La Faz: «È pragmatico, non dogmatico. Può vincere il triplete alla prima stagione, proprio come Pep. Ma lui è un nonno. C’era bisogno di uno che parlasse con i giocatori»
La Faz esalta Hansi Flick. E non potrebbe essere altrimenti dopo l’8-2 rifilato al Barellona e all’indomani della clamorosa sconfitta subita dal Manchester dell’ex Guardiola. In campo, i bavaresi troveranno il Lione di Rudi Garcia.
L’autorevole quotidiano non rinuncia a punzecchiare il tecnico catalano:
Alla fine di un lungo processo di riflessione in cui, come un gran maestro di scacchi, ha elaborato una strategia che avrebbe dovuto sopraffare il suo avversario, Guardiola ha travolto la sua stessa squadra. Ha sacrificato il fantasista Foden, il miglior uomo contro il Real Madrid, alla sua idea di una catena difensiva a tre. Al termine della partita, De Bruyne, ha commentato la sconfitta con un’espressione inespressiva, con una risposta che ricorda la prima frase de “La mia Africa” di Karen Blixen: “Avevo una fattoria in Africa”. Ecco, De Bruyne ha detto: “L’allenatore aveva un piano”.
Il Bayern – scrive la Faz – non affronteranno la loro storia, ne stanno scrivendo una nuova. Invece di Hansi contro Pep, è Hansi contro Rudi. (…) Se Hans-Dieter Flick, che tutti conoscono solo con una I alla fine, dovesse mettere la ciliegina sulla torta alla sua prima stagione da capo allenatore domenica, sarebbe lui il nuovo Pep. Solo Guardiola è riuscito finora a vincere il triplete alla sua prima stagione da allenatore. All’epoca aveva 38 anni, Flick ne ha 55 ed è un nonno.
Ma qual è il segreto di Flick?
Due settimane fa, in un’intervista concessa proprio alla Faz, Uli Hoeness descrisse la grande differenza tra i due allenatori: “Ho sempre pensato che grandi allenatori come Van Gaal, come Guardiola, dovessero sempre tenere le distanze dai giocatori. Pep non era uno che, come Hansi, entrava negli spogliatoi alle 9:30 e chiedeva: come stai, hai dormito bene, come sta la donna? Oggi i giocatori pensano molto di più ai sistemi di gioco, alle tattiche, al lavoro di squadra e quindi comunicare di più con l’allenatore. Ecco perché hai bisogno di qualcuno cui piaccia parlare con loro e che vada d’accordo con loro”.

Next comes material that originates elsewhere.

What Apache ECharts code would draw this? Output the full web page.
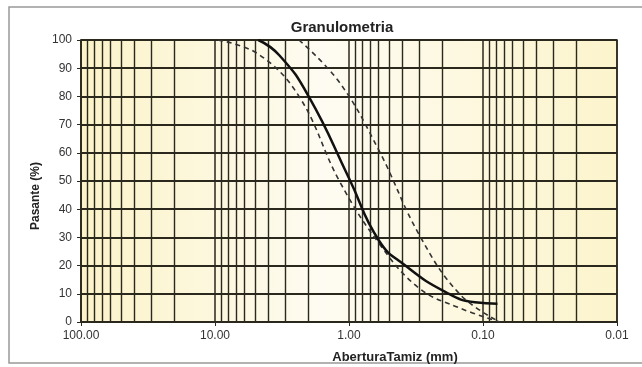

La Faz scrive che Flick “è un allenatore pragmatico e non dogmatico”.
È meglio se una squadra si sente a proprio agio con lo stile di gioco che gli viene chiesto. Anche la squadra deve voler giocare in quel modo. E come tutti possono vedere, il Bayern è compatto. E mai questa volontà collettiva, intuita e acuita da Flick, ha avuto un effetto così brillantemente distruttivo come ha fatto contro il grande vecchio Barça. Bisognava prendersi a pizzichi. Era davvero la stessa squadra che, sotto il cauto Kovac, è quasi volata fuori dalla Coppa a Bochum meno di dieci mesi fa e ha perso 5-1 a Francoforte? Da 1-5 a 8-2, un’incredibile metamorfosi.
Così il Bayern inizia a lasciarsi alle spalle l’era del Pep, anche senza un duello con Pep. Giocosamente beneficiano della sua influenza. Ma ci sono voluti allenatori più empatici, come Heynckes e Flick, per liberare tutta l’energia di questa squadra e per guidarla con saggezza. Il Bayern di Guardiola ha sempre brillantemente superato il novanta per cento della stagione, ha sempre vinto il campionato ma poi, nelle ultime partite a eliminazione diretta della Champions League, è arrivato mentalmente esausto. La freschezza mentale dei ragazzi di Flick sembra inesauribile. Questo è possibile solo attraverso l’istinto dell’allenatore che capisce di cosa ha bisogno la squadra. Ciò che non serve più è una star della panchina.